* PROBLEM REQUIREMENTS *
Return each line of the data below verbatim; pictures are to be left out.
* * * * * * * * *
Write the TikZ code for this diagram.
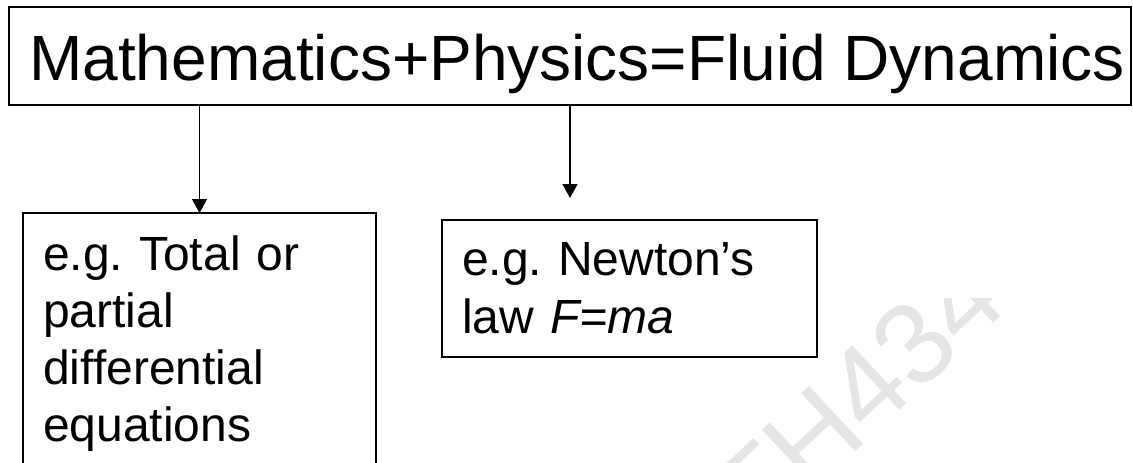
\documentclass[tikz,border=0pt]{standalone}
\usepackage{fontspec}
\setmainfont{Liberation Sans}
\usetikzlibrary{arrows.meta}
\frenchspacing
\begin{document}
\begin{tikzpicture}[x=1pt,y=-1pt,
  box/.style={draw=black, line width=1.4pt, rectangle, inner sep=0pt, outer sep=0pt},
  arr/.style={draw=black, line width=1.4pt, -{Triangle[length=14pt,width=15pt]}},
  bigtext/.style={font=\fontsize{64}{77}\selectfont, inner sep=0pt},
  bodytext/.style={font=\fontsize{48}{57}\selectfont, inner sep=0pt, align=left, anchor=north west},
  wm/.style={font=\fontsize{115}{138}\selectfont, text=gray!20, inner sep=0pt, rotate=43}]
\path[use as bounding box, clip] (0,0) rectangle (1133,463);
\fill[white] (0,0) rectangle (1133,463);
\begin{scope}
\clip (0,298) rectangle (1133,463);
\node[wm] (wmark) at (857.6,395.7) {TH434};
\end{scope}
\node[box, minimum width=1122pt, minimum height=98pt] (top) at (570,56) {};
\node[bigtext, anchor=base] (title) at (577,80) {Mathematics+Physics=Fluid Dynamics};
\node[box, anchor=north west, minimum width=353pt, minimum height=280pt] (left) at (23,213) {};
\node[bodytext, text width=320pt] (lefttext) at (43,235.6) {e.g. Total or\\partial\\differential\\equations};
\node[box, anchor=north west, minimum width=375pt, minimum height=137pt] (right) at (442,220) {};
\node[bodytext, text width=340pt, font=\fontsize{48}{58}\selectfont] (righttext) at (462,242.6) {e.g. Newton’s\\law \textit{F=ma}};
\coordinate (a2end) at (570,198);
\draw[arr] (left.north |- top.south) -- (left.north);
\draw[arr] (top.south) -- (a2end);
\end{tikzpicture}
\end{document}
* * * * * * * * *
* REPLY *
Write the TikZ code for this diagram.
\documentclass[tikz,border=0pt]{standalone}
\usepackage{fontspec}
\setmainfont{Liberation Sans}
\usetikzlibrary{arrows.meta}
\frenchspacing
\begin{document}
\begin{tikzpicture}[x=1pt,y=-1pt,
  box/.style={draw=black, line width=1.4pt, rectangle, inner sep=0pt, outer sep=0pt},
  arr/.style={draw=black, line width=1.4pt, -{Triangle[length=14pt,width=15pt]}},
  bigtext/.style={font=\fontsize{64}{77}\selectfont, inner sep=0pt},
  bodytext/.style={font=\fontsize{48}{57}\selectfont, inner sep=0pt, align=left, anchor=north west},
  wm/.style={font=\fontsize{115}{138}\selectfont, text=gray!20, inner sep=0pt, rotate=43}]
\path[use as bounding box, clip] (0,0) rectangle (1133,463);
\fill[white] (0,0) rectangle (1133,463);
\begin{scope}
\clip (0,298) rectangle (1133,463);
\node[wm] (wmark) at (857.6,395.7) {TH434};
\end{scope}
\node[box, minimum width=1122pt, minimum height=98pt] (top) at (570,56) {};
\node[bigtext, anchor=base] (title) at (577,80) {Mathematics+Physics=Fluid Dynamics};
\node[box, anchor=north west, minimum width=353pt, minimum height=280pt] (left) at (23,213) {};
\node[bodytext, text width=320pt] (lefttext) at (43,235.6) {e.g. Total or\\partial\\differential\\equations};
\node[box, anchor=north west, minimum width=375pt, minimum height=137pt] (right) at (442,220) {};
\node[bodytext, text width=340pt, font=\fontsize{48}{58}\selectfont] (righttext) at (462,242.6) {e.g. Newton’s\\law \textit{F=ma}};
\coordinate (a2end) at (570,198);
\draw[arr] (left.north |- top.south) -- (left.north);
\draw[arr] (top.south) -- (a2end);
\end{tikzpicture}
\end{document}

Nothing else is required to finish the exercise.